-- START RAW DATA --

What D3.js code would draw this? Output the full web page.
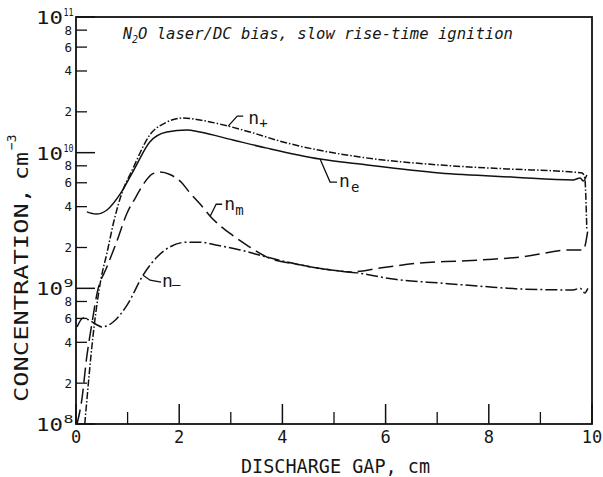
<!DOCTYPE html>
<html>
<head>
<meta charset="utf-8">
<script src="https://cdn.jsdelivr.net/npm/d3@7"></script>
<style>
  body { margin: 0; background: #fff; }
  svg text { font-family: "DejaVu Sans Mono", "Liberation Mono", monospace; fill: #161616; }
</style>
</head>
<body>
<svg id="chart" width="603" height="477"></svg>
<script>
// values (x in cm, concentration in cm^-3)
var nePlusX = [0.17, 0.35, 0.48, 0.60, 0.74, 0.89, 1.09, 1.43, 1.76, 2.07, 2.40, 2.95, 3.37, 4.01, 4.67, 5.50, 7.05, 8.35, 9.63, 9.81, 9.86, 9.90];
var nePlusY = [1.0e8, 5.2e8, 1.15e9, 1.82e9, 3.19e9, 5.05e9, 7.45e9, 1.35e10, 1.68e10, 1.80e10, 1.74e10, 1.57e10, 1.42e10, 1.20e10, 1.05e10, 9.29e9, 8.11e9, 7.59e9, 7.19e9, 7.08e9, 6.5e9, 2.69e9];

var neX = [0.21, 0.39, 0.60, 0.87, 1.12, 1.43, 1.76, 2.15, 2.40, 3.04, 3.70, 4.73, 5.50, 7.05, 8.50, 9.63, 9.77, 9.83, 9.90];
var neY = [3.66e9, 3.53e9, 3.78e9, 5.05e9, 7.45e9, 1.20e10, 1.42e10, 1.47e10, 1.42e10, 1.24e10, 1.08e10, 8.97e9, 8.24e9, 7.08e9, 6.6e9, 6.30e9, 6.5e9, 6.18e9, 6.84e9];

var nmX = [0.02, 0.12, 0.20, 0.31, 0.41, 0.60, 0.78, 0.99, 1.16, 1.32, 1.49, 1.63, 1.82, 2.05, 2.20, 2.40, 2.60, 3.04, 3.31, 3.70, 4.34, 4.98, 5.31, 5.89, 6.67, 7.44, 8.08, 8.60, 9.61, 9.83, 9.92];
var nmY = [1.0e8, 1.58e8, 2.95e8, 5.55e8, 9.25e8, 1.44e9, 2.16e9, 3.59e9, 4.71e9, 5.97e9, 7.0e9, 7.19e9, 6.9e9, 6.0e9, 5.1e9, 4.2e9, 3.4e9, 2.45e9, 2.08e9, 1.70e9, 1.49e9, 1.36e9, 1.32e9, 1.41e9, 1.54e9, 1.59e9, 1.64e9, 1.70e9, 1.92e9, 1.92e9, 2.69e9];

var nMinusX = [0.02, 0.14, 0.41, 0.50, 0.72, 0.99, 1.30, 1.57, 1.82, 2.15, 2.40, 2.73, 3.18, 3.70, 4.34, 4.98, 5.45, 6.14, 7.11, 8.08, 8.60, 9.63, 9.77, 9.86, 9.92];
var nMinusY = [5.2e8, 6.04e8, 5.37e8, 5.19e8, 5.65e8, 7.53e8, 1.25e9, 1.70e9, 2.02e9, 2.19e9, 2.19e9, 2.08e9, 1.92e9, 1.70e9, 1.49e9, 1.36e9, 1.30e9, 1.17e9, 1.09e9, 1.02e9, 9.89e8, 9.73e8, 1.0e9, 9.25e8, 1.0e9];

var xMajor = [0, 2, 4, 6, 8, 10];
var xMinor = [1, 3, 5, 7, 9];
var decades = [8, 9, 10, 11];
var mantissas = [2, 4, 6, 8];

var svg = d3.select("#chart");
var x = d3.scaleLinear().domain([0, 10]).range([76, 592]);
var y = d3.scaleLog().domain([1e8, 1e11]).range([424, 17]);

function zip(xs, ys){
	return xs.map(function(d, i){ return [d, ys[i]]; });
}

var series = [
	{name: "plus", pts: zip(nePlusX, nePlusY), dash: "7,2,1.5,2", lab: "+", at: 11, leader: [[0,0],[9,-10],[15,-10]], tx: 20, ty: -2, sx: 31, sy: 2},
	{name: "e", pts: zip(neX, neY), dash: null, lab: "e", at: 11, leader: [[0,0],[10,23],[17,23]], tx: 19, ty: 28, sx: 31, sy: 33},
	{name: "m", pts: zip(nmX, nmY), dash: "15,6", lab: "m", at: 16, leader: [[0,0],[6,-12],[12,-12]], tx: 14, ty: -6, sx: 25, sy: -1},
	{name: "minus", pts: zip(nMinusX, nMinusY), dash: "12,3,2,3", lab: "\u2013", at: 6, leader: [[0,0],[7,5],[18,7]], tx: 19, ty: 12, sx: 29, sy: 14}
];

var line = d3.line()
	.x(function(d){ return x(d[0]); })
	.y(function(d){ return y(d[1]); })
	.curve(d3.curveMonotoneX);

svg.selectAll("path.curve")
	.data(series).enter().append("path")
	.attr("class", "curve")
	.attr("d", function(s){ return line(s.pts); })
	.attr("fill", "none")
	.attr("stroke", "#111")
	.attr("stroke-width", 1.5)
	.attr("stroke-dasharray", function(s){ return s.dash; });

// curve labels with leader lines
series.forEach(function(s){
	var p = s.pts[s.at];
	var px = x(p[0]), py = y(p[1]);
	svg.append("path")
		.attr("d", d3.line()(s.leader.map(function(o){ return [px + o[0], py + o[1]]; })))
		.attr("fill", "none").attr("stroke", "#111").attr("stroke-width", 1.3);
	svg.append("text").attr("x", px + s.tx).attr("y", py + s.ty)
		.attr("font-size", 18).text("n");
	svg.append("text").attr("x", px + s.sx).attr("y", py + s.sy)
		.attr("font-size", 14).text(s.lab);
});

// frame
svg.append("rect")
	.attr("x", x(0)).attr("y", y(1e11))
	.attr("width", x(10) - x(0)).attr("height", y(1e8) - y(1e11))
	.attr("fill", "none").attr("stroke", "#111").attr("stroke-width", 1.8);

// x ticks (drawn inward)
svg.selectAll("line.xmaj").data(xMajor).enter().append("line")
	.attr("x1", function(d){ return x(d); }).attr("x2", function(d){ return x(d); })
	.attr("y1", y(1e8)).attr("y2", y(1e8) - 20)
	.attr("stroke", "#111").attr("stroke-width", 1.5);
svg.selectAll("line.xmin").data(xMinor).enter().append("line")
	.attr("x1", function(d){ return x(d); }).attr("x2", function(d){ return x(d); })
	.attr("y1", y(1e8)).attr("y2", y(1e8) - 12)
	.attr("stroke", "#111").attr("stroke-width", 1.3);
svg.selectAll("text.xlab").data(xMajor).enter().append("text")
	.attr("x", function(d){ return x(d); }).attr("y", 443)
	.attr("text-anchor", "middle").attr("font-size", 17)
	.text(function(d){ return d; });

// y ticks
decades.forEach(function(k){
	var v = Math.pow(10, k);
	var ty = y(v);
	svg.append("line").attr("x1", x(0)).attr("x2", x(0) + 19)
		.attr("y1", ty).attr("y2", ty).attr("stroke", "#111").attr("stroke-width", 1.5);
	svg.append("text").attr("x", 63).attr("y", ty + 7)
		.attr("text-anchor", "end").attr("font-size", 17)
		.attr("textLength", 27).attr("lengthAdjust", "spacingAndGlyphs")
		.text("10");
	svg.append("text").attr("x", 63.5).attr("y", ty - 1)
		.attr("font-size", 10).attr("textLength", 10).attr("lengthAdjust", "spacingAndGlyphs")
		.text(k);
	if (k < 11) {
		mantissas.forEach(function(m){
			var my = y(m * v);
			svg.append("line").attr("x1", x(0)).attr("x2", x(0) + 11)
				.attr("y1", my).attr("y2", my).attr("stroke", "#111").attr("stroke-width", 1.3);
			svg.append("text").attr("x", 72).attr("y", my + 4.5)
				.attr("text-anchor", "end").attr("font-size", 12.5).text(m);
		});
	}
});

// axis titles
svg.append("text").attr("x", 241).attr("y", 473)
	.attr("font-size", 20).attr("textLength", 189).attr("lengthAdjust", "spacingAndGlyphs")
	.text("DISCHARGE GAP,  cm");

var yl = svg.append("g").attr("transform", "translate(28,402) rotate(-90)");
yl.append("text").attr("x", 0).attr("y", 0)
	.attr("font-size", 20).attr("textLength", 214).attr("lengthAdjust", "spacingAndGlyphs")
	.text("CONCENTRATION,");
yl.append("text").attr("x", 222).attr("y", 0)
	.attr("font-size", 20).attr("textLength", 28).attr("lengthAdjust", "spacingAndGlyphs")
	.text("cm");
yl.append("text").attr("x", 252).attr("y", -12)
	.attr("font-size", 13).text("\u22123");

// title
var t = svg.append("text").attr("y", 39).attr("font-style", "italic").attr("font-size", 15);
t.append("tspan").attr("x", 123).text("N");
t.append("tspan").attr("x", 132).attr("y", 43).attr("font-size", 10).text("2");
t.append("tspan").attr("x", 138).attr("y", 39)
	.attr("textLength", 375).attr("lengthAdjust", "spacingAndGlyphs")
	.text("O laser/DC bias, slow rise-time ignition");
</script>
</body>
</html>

-- END RAW DATA --

● **TASK TO COMPLETE**: Everything from the first line to the line with "1.92e9, 1.92e9, 2.69e9];" must be repeated exactly, and nothing else. Leave the pictures out.

● **RESPONSE BELOW**:
What D3.js code would draw this? Output the full web page.
<!DOCTYPE html>
<html>
<head>
<meta charset="utf-8">
<script src="https://cdn.jsdelivr.net/npm/d3@7"></script>
<style>
  body { margin: 0; background: #fff; }
  svg text { font-family: "DejaVu Sans Mono", "Liberation Mono", monospace; fill: #161616; }
</style>
</head>
<body>
<svg id="chart" width="603" height="477"></svg>
<script>
// values (x in cm, concentration in cm^-3)
var nePlusX = [0.17, 0.35, 0.48, 0.60, 0.74, 0.89, 1.09, 1.43, 1.76, 2.07, 2.40, 2.95, 3.37, 4.01, 4.67, 5.50, 7.05, 8.35, 9.63, 9.81, 9.86, 9.90];
var nePlusY = [1.0e8, 5.2e8, 1.15e9, 1.82e9, 3.19e9, 5.05e9, 7.45e9, 1.35e10, 1.68e10, 1.80e10, 1.74e10, 1.57e10, 1.42e10, 1.20e10, 1.05e10, 9.29e9, 8.11e9, 7.59e9, 7.19e9, 7.08e9, 6.5e9, 2.69e9];

var neX = [0.21, 0.39, 0.60, 0.87, 1.12, 1.43, 1.76, 2.15, 2.40, 3.04, 3.70, 4.73, 5.50, 7.05, 8.50, 9.63, 9.77, 9.83, 9.90];
var neY = [3.66e9, 3.53e9, 3.78e9, 5.05e9, 7.45e9, 1.20e10, 1.42e10, 1.47e10, 1.42e10, 1.24e10, 1.08e10, 8.97e9, 8.24e9, 7.08e9, 6.6e9, 6.30e9, 6.5e9, 6.18e9, 6.84e9];

var nmX = [0.02, 0.12, 0.20, 0.31, 0.41, 0.60, 0.78, 0.99, 1.16, 1.32, 1.49, 1.63, 1.82, 2.05, 2.20, 2.40, 2.60, 3.04, 3.31, 3.70, 4.34, 4.98, 5.31, 5.89, 6.67, 7.44, 8.08, 8.60, 9.61, 9.83, 9.92];
var nmY = [1.0e8, 1.58e8, 2.95e8, 5.55e8, 9.25e8, 1.44e9, 2.16e9, 3.59e9, 4.71e9, 5.97e9, 7.0e9, 7.19e9, 6.9e9, 6.0e9, 5.1e9, 4.2e9, 3.4e9, 2.45e9, 2.08e9, 1.70e9, 1.49e9, 1.36e9, 1.32e9, 1.41e9, 1.54e9, 1.59e9, 1.64e9, 1.70e9, 1.92e9, 1.92e9, 2.69e9];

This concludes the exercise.